Title: Re: Vector Calculus
Post by: AzureBlue on October 02, 2010, 03:54:13 pm: Quote from: Ilovemathsmeth on September 19, 2010, 12:59:03 am
ahh no that sucks, got to find a breadth sub for next yr lol.
Considering you have Principles of Business Law this year, probably choose Corporate Law next year as breadth maybe because you will have met the pre-reqs.
Title: Re: Vector Calculus
Post by: kamil9876 on October 02, 2010, 06:38:49 pm: Quote from: QuantumJG on October 02, 2010, 03:52:10 pm
Well I have the limits of integration ( 0 < r < R, 0 < θ < π, 0 < φ < 2π ).

But it's the ugly bit inside that's annoying me! Does r²sinθ*(x² + z²) simplify to something nice?

Actually maybe try to use cylindrical co-ordinates, that way that $x^2+z^2$ bit is just merely $r$

Tho with what you have now, you have to find something to change $x^2+z^2$ to something nice using trigonometry. $(rcos \theta)^2$ or $(r cos \phi)^2$ . I forgot which letter corresponds to which angle.
Title: Re: Vector Calculus
Post by: TrueTears on October 02, 2010, 10:03:01 pm: phi for angle made with z axis.

theta for angle made with positive x axis.
Title: Re: Vector Calculus
Post by: Ilovemathsmeth on October 10, 2010, 01:53:06 am: thanks for the advice azureblue :)

i dunno about corporate law, pbl kinda scarred me for life... haha
Title: Re: Vector Calculus
Post by: /0 on October 10, 2010, 03:29:32 pm: Quote from: TrueTears on October 02, 2010, 10:03:01 pm
phi for angle made with z axis.

theta for angle made with positive x axis.

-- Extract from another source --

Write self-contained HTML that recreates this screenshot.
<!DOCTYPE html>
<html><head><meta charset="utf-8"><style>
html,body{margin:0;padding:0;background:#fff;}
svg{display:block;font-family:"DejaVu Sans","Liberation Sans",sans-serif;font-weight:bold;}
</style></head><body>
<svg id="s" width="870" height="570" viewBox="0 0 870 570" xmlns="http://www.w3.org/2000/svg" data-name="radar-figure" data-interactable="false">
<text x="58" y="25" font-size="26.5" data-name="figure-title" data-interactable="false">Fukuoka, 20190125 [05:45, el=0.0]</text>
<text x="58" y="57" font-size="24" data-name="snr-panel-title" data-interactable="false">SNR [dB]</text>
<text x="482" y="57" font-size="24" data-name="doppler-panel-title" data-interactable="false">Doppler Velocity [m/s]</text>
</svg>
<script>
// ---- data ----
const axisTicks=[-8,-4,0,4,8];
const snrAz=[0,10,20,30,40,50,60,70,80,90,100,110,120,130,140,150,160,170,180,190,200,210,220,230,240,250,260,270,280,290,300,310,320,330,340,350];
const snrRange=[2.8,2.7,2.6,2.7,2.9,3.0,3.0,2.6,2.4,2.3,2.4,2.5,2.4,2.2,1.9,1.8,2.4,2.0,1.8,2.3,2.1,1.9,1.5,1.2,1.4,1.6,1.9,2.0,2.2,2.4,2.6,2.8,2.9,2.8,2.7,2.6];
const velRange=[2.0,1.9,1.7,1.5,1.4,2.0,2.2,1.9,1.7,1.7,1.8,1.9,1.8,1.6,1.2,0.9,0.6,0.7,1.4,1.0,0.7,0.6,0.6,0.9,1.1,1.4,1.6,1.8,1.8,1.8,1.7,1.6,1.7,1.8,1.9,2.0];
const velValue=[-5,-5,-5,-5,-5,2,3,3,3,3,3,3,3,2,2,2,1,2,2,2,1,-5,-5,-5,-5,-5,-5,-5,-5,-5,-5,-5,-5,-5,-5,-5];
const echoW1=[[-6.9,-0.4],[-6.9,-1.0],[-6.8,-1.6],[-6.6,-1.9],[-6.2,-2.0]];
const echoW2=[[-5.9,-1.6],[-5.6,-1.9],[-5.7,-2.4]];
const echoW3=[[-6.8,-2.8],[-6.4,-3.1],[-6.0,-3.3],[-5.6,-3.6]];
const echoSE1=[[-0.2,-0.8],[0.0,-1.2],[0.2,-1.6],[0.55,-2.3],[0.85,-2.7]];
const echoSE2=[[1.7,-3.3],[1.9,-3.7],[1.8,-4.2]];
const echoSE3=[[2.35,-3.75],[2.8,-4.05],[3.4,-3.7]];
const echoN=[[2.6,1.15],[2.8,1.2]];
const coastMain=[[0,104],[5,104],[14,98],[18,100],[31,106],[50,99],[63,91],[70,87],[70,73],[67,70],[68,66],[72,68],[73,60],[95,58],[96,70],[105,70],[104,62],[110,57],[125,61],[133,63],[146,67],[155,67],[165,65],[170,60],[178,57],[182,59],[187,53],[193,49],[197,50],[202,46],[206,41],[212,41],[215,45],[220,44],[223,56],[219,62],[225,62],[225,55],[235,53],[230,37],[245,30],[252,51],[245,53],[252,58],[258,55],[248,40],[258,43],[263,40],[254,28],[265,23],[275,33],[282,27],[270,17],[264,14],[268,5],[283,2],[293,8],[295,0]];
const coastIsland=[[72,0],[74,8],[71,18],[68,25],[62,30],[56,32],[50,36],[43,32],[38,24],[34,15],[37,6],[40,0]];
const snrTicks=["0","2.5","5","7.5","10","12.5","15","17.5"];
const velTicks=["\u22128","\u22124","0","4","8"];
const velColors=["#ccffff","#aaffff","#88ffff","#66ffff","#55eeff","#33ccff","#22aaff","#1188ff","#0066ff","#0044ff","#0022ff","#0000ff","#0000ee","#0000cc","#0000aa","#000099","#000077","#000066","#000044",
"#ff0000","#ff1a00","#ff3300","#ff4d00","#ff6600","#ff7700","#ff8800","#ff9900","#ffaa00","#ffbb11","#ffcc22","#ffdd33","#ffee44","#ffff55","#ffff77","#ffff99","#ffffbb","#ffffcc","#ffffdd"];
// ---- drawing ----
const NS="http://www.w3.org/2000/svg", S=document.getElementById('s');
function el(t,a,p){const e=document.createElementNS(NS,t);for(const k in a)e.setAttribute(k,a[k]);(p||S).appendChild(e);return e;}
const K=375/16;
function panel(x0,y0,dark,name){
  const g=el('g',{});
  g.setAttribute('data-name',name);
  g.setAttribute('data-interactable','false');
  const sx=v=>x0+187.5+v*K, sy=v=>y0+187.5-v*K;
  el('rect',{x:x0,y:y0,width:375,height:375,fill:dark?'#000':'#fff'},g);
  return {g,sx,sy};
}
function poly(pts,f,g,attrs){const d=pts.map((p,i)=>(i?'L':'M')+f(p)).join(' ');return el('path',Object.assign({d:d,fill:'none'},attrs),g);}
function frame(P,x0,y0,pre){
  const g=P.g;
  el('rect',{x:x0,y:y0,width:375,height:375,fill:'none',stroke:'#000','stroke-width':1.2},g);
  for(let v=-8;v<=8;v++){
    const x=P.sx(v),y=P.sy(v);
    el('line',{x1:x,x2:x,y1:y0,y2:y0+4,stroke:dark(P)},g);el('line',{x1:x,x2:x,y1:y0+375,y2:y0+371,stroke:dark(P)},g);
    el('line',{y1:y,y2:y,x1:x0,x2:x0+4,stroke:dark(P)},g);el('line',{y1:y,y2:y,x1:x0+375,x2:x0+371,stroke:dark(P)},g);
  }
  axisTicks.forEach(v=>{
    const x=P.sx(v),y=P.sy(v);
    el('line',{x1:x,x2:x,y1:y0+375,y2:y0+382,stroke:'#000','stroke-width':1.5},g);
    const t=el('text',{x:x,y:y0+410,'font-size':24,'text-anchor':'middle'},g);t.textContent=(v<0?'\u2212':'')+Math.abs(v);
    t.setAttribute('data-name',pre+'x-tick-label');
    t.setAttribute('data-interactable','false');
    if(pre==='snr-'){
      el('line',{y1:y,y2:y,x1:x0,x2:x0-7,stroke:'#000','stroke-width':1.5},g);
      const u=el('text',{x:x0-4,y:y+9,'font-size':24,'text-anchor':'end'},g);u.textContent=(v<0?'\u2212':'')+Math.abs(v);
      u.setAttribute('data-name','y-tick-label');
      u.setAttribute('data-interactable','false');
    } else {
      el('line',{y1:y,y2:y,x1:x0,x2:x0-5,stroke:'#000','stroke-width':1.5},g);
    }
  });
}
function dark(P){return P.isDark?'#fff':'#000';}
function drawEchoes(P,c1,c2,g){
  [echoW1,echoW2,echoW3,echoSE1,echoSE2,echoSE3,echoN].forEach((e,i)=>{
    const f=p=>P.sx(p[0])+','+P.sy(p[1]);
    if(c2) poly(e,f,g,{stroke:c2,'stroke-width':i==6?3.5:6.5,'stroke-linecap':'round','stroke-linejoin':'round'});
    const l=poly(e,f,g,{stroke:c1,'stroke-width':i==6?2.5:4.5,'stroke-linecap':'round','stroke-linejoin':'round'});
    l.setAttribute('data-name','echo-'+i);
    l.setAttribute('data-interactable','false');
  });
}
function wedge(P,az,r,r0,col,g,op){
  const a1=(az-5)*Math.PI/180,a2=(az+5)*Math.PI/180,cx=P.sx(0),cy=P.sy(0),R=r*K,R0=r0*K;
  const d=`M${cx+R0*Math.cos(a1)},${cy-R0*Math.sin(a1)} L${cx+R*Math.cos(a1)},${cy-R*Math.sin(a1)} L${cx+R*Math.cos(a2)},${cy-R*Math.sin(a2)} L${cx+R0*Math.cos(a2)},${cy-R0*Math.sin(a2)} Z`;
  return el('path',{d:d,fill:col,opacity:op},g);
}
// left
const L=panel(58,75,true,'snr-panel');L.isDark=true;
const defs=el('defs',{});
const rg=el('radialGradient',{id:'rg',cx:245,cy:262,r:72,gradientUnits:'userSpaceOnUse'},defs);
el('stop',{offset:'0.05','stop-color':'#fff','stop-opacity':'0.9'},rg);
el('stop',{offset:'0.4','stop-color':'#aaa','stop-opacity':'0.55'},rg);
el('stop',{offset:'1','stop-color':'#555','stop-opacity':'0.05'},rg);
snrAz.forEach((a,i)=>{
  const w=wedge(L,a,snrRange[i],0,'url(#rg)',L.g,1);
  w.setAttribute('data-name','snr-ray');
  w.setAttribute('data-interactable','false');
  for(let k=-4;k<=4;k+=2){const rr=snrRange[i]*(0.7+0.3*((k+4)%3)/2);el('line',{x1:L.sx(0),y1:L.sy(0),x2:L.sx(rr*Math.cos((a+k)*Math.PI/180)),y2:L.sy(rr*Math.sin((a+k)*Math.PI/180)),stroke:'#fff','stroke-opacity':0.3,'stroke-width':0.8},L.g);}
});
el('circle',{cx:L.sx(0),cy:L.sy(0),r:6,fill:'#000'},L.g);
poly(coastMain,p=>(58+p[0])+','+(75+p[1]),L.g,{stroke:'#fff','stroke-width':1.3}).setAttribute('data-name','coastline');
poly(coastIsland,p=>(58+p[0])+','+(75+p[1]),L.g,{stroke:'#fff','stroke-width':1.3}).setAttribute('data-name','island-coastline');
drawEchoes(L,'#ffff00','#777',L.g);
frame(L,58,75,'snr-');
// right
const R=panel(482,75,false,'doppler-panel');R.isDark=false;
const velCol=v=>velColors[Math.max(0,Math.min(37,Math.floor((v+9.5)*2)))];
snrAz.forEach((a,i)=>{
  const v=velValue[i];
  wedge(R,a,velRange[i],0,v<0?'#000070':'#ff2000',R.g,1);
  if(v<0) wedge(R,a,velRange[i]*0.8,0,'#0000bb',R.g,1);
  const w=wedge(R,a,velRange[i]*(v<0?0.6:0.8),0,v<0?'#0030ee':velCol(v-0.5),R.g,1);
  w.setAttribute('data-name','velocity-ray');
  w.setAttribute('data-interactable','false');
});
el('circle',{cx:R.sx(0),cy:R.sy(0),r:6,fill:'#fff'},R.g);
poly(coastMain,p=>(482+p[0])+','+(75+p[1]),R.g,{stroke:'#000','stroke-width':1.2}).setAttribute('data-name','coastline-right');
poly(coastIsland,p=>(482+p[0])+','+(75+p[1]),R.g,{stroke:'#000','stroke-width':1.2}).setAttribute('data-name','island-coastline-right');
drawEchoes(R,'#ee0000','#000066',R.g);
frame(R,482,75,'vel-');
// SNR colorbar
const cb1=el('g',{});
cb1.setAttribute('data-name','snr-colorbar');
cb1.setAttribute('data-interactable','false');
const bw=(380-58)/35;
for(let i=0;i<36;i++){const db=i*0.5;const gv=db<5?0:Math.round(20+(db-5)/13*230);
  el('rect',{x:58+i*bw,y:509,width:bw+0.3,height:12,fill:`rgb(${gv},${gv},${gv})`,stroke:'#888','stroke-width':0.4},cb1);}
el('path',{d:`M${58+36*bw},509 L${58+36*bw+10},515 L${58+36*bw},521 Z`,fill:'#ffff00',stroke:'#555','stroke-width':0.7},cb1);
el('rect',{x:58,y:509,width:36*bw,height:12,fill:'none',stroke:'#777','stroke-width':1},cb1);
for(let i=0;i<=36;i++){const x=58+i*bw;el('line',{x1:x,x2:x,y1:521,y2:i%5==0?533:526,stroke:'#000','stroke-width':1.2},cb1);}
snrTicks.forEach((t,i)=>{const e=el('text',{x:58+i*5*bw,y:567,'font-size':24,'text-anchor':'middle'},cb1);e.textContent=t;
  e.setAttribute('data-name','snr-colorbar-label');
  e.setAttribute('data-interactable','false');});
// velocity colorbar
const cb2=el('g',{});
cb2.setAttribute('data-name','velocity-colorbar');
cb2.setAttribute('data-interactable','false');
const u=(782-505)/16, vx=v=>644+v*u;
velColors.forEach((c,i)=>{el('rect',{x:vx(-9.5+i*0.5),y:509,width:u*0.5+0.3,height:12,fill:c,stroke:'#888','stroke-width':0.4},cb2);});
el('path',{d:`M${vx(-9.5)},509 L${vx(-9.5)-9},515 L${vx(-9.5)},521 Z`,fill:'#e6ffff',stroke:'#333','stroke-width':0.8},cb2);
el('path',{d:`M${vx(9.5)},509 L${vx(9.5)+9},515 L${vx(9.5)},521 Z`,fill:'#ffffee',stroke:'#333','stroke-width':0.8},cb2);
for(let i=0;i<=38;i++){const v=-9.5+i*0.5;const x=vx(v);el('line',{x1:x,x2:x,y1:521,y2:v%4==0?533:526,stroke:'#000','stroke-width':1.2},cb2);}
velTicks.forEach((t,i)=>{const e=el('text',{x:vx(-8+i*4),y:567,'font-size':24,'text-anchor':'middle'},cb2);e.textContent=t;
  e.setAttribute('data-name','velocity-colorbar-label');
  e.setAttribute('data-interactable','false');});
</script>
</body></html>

That's the way I always used to do spherical, until I read Griffiths electrodynamics. Now I use $\phi$ for angles with the x-axis in cylind and spher, unless it's only 2D in which case I use $\theta$ . Makes no sense, but whatever... when in Rome
Title: Re: Vector Calculus
Post by: TrueTears on October 10, 2010, 04:59:03 pm: Lol yeah hate it when conventional gets changed ><
Title: Re: Vector Calculus
Post by: QuantumJG on November 04, 2010, 11:25:19 am: Hey guys,

I keep getting this question wrong.

Let a surface be paramaterised by

Φ(u,v) = (u-v,u+v,uv)

Let D be a unit disc (I'm assuming u² + v² $\le$ 1)

Find the area of Φ(D).

I keep getting $\dfrac{2 \sqrt{2} \pi}{3}$ whereas the answer is $\dfrac{ \pi }{3} (6 \sqrt{6} - 8)$
Title: Re: Vector Calculus
Post by: /0 on November 04, 2010, 12:05:03 pm: $\mathbf{r}_u \times \mathbf{r}_v=(u-v)\mathbf{i}-(u+v)\mathbf{j}+2\mathbf{k}$

What we want is $\int_{disk} |\mathbf{r}_u \times \mathbf{r}_v| \,dA=\int_{disk} \sqrt{2u^2+2v^2+4}\,dA$

Now switching to polar works well:

$\int_0^{2\pi}\int_0^1 s\sqrt{2s^2+4}\,ds\,d\phi$
Title: Re: Vector Calculus
Post by: QuantumJG on November 04, 2010, 03:19:56 pm: I realized now where I stuffed up.

I did basically what you did, but after that to simplify things I let α = s² + 2 but didn't change my terminals!
Title: Re: Vector Calculus
Post by: QuantumJG on November 06, 2010, 06:39:55 pm: Another question:

F = (x-y,y-z,z-x)

Evaluate the surface integral of F if the surface S is the closed region:

x² + y² $\le$ z $\le$ 1 & x $\ge$ 0

Using the divergence theorem my answer was $\dfrac{3 \pi}{2}$ whereas the answer is $\dfrac{3 \pi}{4}$
Title: Re: Vector Calculus
Post by: /0 on November 06, 2010, 08:14:04 pm: In cylindrical coordinates, $s^2=x^2+y^2$ ,

$\int_0^1\int_{s^2}^1\int_0^\pi 3s\,d\phi\,dz\,ds$
Title: Re: Vector Calculus
Post by: QuantumJG on November 06, 2010, 09:22:58 pm: Ok now I get it. I stuffed up my terminals for z. Thanks /0.